Meet Rachel
I grew up in a small rural town in New Zealand where I spent most of my teenage years wanting to leave and be anywhere else. As a young person I thought my parents were punishing us by making us live in the middle of nowhere.
Ironically, after having travelled all over the world with my husband, I can now appreciate the simplicity and the beauty of living in the country and would love to have a sustainable life living off the land.
I've always loved to cook. Ever since I was a kid I used to pull out my mum’s cookbooks and start creating.
Becoming a chef seemed the obvious career path to follow. I had my first taste of kitchens when I was still in school for work experience at 15 - I loved the thrill of it - the fast paced energy of service, the smells, the tastes; and the way everything seemed to hum.
It's fair to say I was hooked.
So I took my first job as a kitchen hand, dropped out of school and enrolled into chef school.

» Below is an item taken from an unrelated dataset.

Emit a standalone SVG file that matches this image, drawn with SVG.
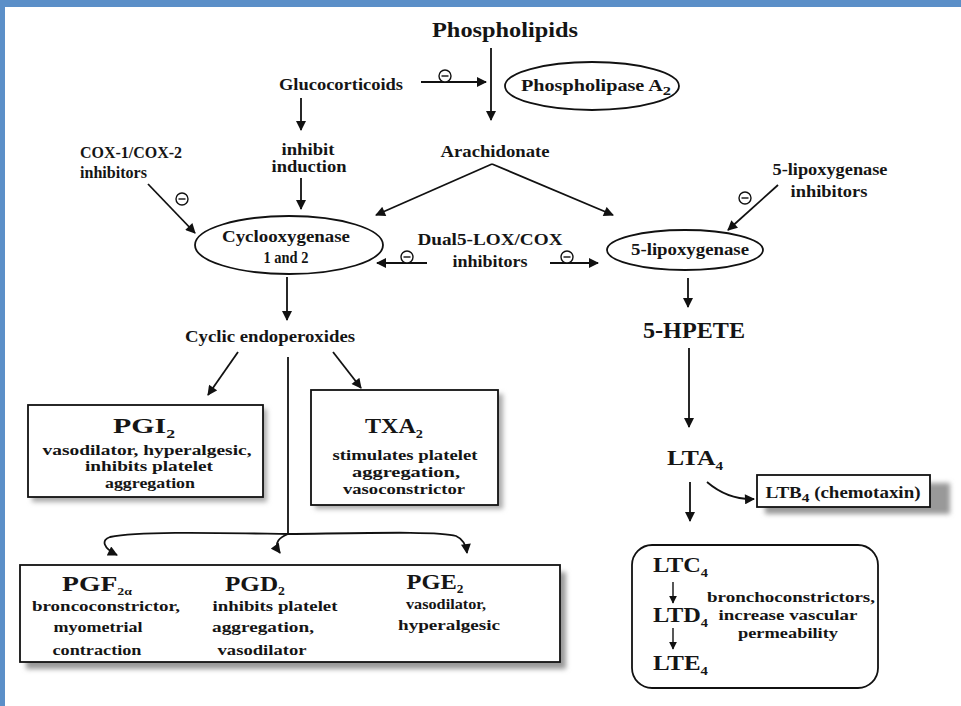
<svg xmlns="http://www.w3.org/2000/svg" width="961" height="706" viewBox="0 0 961 706">
<style>
text{font-family:"Liberation Serif","Times New Roman",serif;font-weight:bold;fill:#151515}
.s{font-size:16px}
.d{font-size:15px}
.b{font-size:22px}
.sub{font-size:13px}
.ln{fill:none;stroke:#111;stroke-width:1.8}
.thin{fill:none;stroke:#111;stroke-width:1.4}
.box{fill:#fff;stroke:#111;stroke-width:1.8}
.inh{fill:#fff;stroke:#111;stroke-width:1.4}
</style>
<defs>
<marker id="ah" viewBox="0 0 10 10" refX="9" refY="5" markerWidth="11" markerHeight="10" markerUnits="userSpaceOnUse" orient="auto"><path d="M0,0 L10,5 L0,10 z" fill="#111"/></marker>
<marker id="ahs" viewBox="0 0 10 10" refX="9" refY="5" markerWidth="8" markerHeight="8" markerUnits="userSpaceOnUse" orient="auto"><path d="M0,0 L10,5 L0,10 z" fill="#111"/></marker>
<filter id="sh" x="-10%" y="-30%" width="120%" height="160%"><feGaussianBlur stdDeviation="2.5"/></filter>
<g id="minus"><circle r="6" class="inh"/><line x1="-3.5" y1="0" x2="3.5" y2="0" stroke="#111" stroke-width="1.4"/></g>
</defs>
<rect width="961" height="706" fill="#fff"/>
<rect x="0" y="0" width="961" height="7" fill="#5b8fc8"/>
<rect x="0" y="0" width="5" height="706" fill="#5b8fc8"/>

<g id="phospholipids"><text x="505" y="37" text-anchor="middle" font-size="22" textLength="146" lengthAdjust="spacingAndGlyphs">Phospholipids</text></g>
<g id="phospholipase">
<ellipse cx="592" cy="86" rx="87" ry="24" class="box"/>
<text class="s" x="596" y="91" text-anchor="middle" textLength="150" lengthAdjust="spacingAndGlyphs">Phospholipase A<tspan class="sub" dy="4">2</tspan></text>
</g>
<g id="glucocorticoids"><text class="s" x="341" y="90" text-anchor="middle" textLength="124" lengthAdjust="spacingAndGlyphs">Glucocorticoids</text></g>
<g id="inhibit-induction">
<text class="s" x="308" y="155" text-anchor="middle" textLength="53" lengthAdjust="spacingAndGlyphs">inhibit</text>
<text class="s" x="309" y="172" text-anchor="middle" textLength="75" lengthAdjust="spacingAndGlyphs">induction</text>
</g>
<g id="cox-inhibitors">
<text class="s" x="80" y="158" textLength="102" lengthAdjust="spacingAndGlyphs">COX-1/COX-2</text>
<text class="s" x="80" y="178" textLength="67" lengthAdjust="spacingAndGlyphs">inhibitors</text>
</g>
<g id="arachidonate"><text class="s" x="495" y="157" text-anchor="middle" textLength="109" lengthAdjust="spacingAndGlyphs">Arachidonate</text></g>
<g id="cyclooxygenase">
<ellipse cx="289" cy="245" rx="94" ry="29" class="box"/>
<text class="s" x="286" y="242" text-anchor="middle" textLength="128" lengthAdjust="spacingAndGlyphs">Cyclooxygenase</text>
<text class="s" x="286" y="263" text-anchor="middle" textLength="45" lengthAdjust="spacingAndGlyphs">1 and 2</text>
</g>
<g id="dual-inhibitors">
<text class="s" x="490" y="245" text-anchor="middle" textLength="145" lengthAdjust="spacingAndGlyphs">Dual5-LOX/COX</text>
<text class="s" x="490" y="267" text-anchor="middle" textLength="75" lengthAdjust="spacingAndGlyphs">inhibitors</text>
</g>
<g id="lipoxygenase">
<ellipse cx="685" cy="250" rx="78" ry="20" class="box"/>
<text class="s" x="690" y="255" text-anchor="middle" textLength="118" lengthAdjust="spacingAndGlyphs">5-lipoxygenase</text>
</g>
<g id="lox-inhibitors">
<text class="s" x="830" y="175" text-anchor="middle" textLength="115" lengthAdjust="spacingAndGlyphs">5-lipoxygenase</text>
<text class="s" x="829" y="197" text-anchor="middle" textLength="77" lengthAdjust="spacingAndGlyphs">inhibitors</text>
</g>
<g id="hpete"><text x="694" y="338" text-anchor="middle" font-size="23" textLength="102" lengthAdjust="spacingAndGlyphs">5-HPETE</text></g>
<g id="lta4"><text class="b" x="695" y="465" text-anchor="middle" textLength="56" lengthAdjust="spacingAndGlyphs">LTA<tspan class="sub" dy="5">4</tspan></text></g>
<g id="ltb4">
<rect x="765" y="483" width="185" height="31" fill="#999" filter="url(#sh)"/>
<rect x="757" y="475" width="173" height="32" class="box"/>
<text class="s" x="843" y="498" text-anchor="middle" textLength="155" lengthAdjust="spacingAndGlyphs">LTB<tspan class="sub" dy="4">4</tspan><tspan dy="-4"> (chemotaxin)</tspan></text>
</g>
<g id="cyclic-endoperoxides"><text class="s" x="270" y="342" text-anchor="middle" textLength="170" lengthAdjust="spacingAndGlyphs">Cyclic endoperoxides</text></g>
<g id="pgi2">
<rect x="32" y="409" width="235" height="93" fill="#aaa" filter="url(#sh)"/>
<rect x="28" y="405" width="235" height="92" class="box"/>
<text class="b" x="144" y="433" text-anchor="middle" textLength="62" lengthAdjust="spacingAndGlyphs">PGI<tspan class="sub" dy="5">2</tspan></text>
<text class="d" x="147" y="455" text-anchor="middle" textLength="209" lengthAdjust="spacingAndGlyphs">vasodilator, hyperalgesic,</text>
<text class="d" x="149" y="471" text-anchor="middle" textLength="128" lengthAdjust="spacingAndGlyphs">inhibits  platelet</text>
<text class="d" x="150" y="488" text-anchor="middle" textLength="90" lengthAdjust="spacingAndGlyphs">aggregation</text>
</g>
<g id="txa2">
<rect x="315" y="394" width="188" height="115" fill="#aaa" filter="url(#sh)"/>
<rect x="311" y="390" width="187" height="115" class="box"/>
<text class="b" x="394" y="433" text-anchor="middle" textLength="58" lengthAdjust="spacingAndGlyphs">TXA<tspan class="sub" dy="5">2</tspan></text>
<text class="d" x="405" y="460" text-anchor="middle" textLength="145" lengthAdjust="spacingAndGlyphs">stimulates platelet</text>
<text class="d" x="406" y="477" text-anchor="middle" textLength="108" lengthAdjust="spacingAndGlyphs">aggregation,</text>
<text class="d" x="404" y="494" text-anchor="middle" textLength="122" lengthAdjust="spacingAndGlyphs">vasoconstrictor</text>
</g>
<g id="prostaglandins">
<rect x="26" y="572" width="540" height="97" fill="#999" filter="url(#sh)"/>
<rect x="20" y="565" width="540" height="97" class="box"/>
<text class="b" x="97" y="591" text-anchor="middle" textLength="70" lengthAdjust="spacingAndGlyphs">PGF<tspan font-size="11" dy="4">2α</tspan></text>
<text class="d" x="106" y="611" text-anchor="middle" textLength="148" lengthAdjust="spacingAndGlyphs">broncoconstrictor,</text>
<text class="d" x="98" y="632" text-anchor="middle" textLength="89" lengthAdjust="spacingAndGlyphs">myometrial</text>
<text class="d" x="97" y="655" text-anchor="middle" textLength="89" lengthAdjust="spacingAndGlyphs">contraction</text>
<text class="b" x="255" y="591" text-anchor="middle" textLength="60" lengthAdjust="spacingAndGlyphs">PGD<tspan font-size="12" dy="4">2</tspan></text>
<text class="d" x="275" y="611" text-anchor="middle" textLength="125" lengthAdjust="spacingAndGlyphs">inhibits platelet</text>
<text class="d" x="263" y="632" text-anchor="middle" textLength="102" lengthAdjust="spacingAndGlyphs">aggregation,</text>
<text class="d" x="262" y="655" text-anchor="middle" textLength="89" lengthAdjust="spacingAndGlyphs">vasodilator</text>
<text class="b" x="435" y="589" text-anchor="middle" textLength="57" lengthAdjust="spacingAndGlyphs">PGE<tspan font-size="12" dy="4">2</tspan></text>
<text class="d" x="446" y="609" text-anchor="middle" textLength="80" lengthAdjust="spacingAndGlyphs">vasodilator,</text>
<text class="d" x="449" y="630" text-anchor="middle" textLength="102" lengthAdjust="spacingAndGlyphs">hyperalgesic</text>
</g>
<g id="leukotrienes">
<rect x="632" y="545" width="246" height="143" rx="20" class="box"/>
<text class="b" x="653" y="572" textLength="55" lengthAdjust="spacingAndGlyphs">LTC<tspan class="sub" dy="5">4</tspan></text>
<text class="b" x="653" y="622" textLength="55" lengthAdjust="spacingAndGlyphs">LTD<tspan class="sub" dy="5">4</tspan></text>
<text class="b" x="653" y="670" textLength="55" lengthAdjust="spacingAndGlyphs">LTE<tspan class="sub" dy="5">4</tspan></text>
<text class="d" x="791" y="602" text-anchor="middle" textLength="168" lengthAdjust="spacingAndGlyphs">bronchoconstrictors,</text>
<text class="d" x="788" y="620" text-anchor="middle" textLength="139" lengthAdjust="spacingAndGlyphs">increase vascular</text>
<text class="d" x="788" y="638" text-anchor="middle" textLength="100" lengthAdjust="spacingAndGlyphs">permeability</text>
</g>

<g id="connectors">
<line class="ln" x1="491" y1="48" x2="491" y2="120" marker-end="url(#ah)"/>
<line class="ln" x1="421" y1="82" x2="486" y2="82" marker-end="url(#ah)"/>
<use href="#minus" x="445" y="76"/>
<line class="ln" x1="301" y1="98" x2="301" y2="130" marker-end="url(#ah)"/>
<line class="ln" x1="301" y1="178" x2="301" y2="209" marker-end="url(#ah)"/>
<line class="ln" x1="148" y1="184" x2="195" y2="233" marker-end="url(#ah)"/>
<use href="#minus" x="182" y="199"/>
<line class="ln" x1="492" y1="164" x2="376" y2="215" marker-end="url(#ah)"/>
<line class="ln" x1="492" y1="164" x2="613" y2="215" marker-end="url(#ah)"/>
<line class="ln" x1="427" y1="263" x2="377" y2="263" marker-end="url(#ah)"/>
<use href="#minus" x="407" y="257"/>
<line class="ln" x1="550" y1="263" x2="598" y2="263" marker-end="url(#ah)"/>
<use href="#minus" x="567" y="257"/>
<line class="ln" x1="778" y1="185" x2="728" y2="230" marker-end="url(#ah)"/>
<use href="#minus" x="745" y="198"/>
<line class="ln" x1="287" y1="277" x2="287" y2="320" marker-end="url(#ah)"/>
<line class="ln" x1="688" y1="278" x2="688" y2="307" marker-end="url(#ah)"/>
<line class="ln" x1="689" y1="348" x2="689" y2="427" marker-end="url(#ah)"/>
<line class="ln" x1="690" y1="482" x2="690" y2="521" marker-end="url(#ah)"/>
<path class="ln" d="M707,482 Q728,500 754,499" marker-end="url(#ah)"/>
<line class="ln" x1="238" y1="352" x2="208" y2="395" marker-end="url(#ah)"/>
<line class="ln" x1="333" y1="352" x2="361" y2="388" marker-end="url(#ah)"/>
<line class="ln" x1="288" y1="357" x2="288" y2="534"/>
<path class="ln" d="M288,534 C220,533 140,531 110,537 C101,540 103,548 117,555" marker-end="url(#ah)"/>
<path class="ln" d="M288,534 C281,537 272,542 280,553" marker-end="url(#ah)"/>
<path class="ln" d="M288,534 C370,533 440,531 456,536 C463,539 466,545 467,553" marker-end="url(#ah)"/>
<line class="thin" x1="673" y1="582" x2="673" y2="603" marker-end="url(#ahs)"/>
<line class="thin" x1="673" y1="628" x2="673" y2="649" marker-end="url(#ahs)"/>
</g>
</svg>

What I didn't realise at the time was how much becoming a chef would open up the world for me.
I was always itching for bigger and better. From the town to the city, from the city to the big smoke and from the big smoke to the world.
l've spent almost 20 years working in nearly every possible genre of kitchen there is. I’ve been incredibly fortunate with what I have seen and done, learned and experienced. I love food and the story it can tell, but for the vast majority of those years, cooking has had almost the entire focus on the indulgence of flavour.
It's only been in the more recent years that I have taken a more simplistic and healthier approach.
1 Eighty Kitchen is a reflection of that; it’s simple meals that let the ingredients shine for themselves. It is a one hundred and eighty degree turn towards a cleaner, healthier approach to food.
This is not a diet
I cannot stress enough that this is not a diet. We don't do ‘diets’.
Instead, I prefer to eat consciously, keeping it clean and fresh, avoiding packaged foods and refined sugars and limiting our intake of ‘bad’ carbs. We focus on ‘whole foods’ that fuel the body. And lots of yummy fresh veg with some form of protein (although we certainly don't eat red meat all week). I think about flavours first but I always think of the visual and nutritional aspects as well.
Delicious food that doesn’t leave you feeling heavy.
Side note - We are also largely a gluten free household. My husband by default (sorry babe).
My definition of ‘healthy’
What healthy means to me - simple, clean and fresh - mostly veg, not covered in heavy sauces or saturated in dairy.
It’s how I compose my dishes - I like to choose my protein then build from there. I think about flavours first but I always think of the visual aspect as well as, after all, more colour means a bigger variety of nutrients on your plate.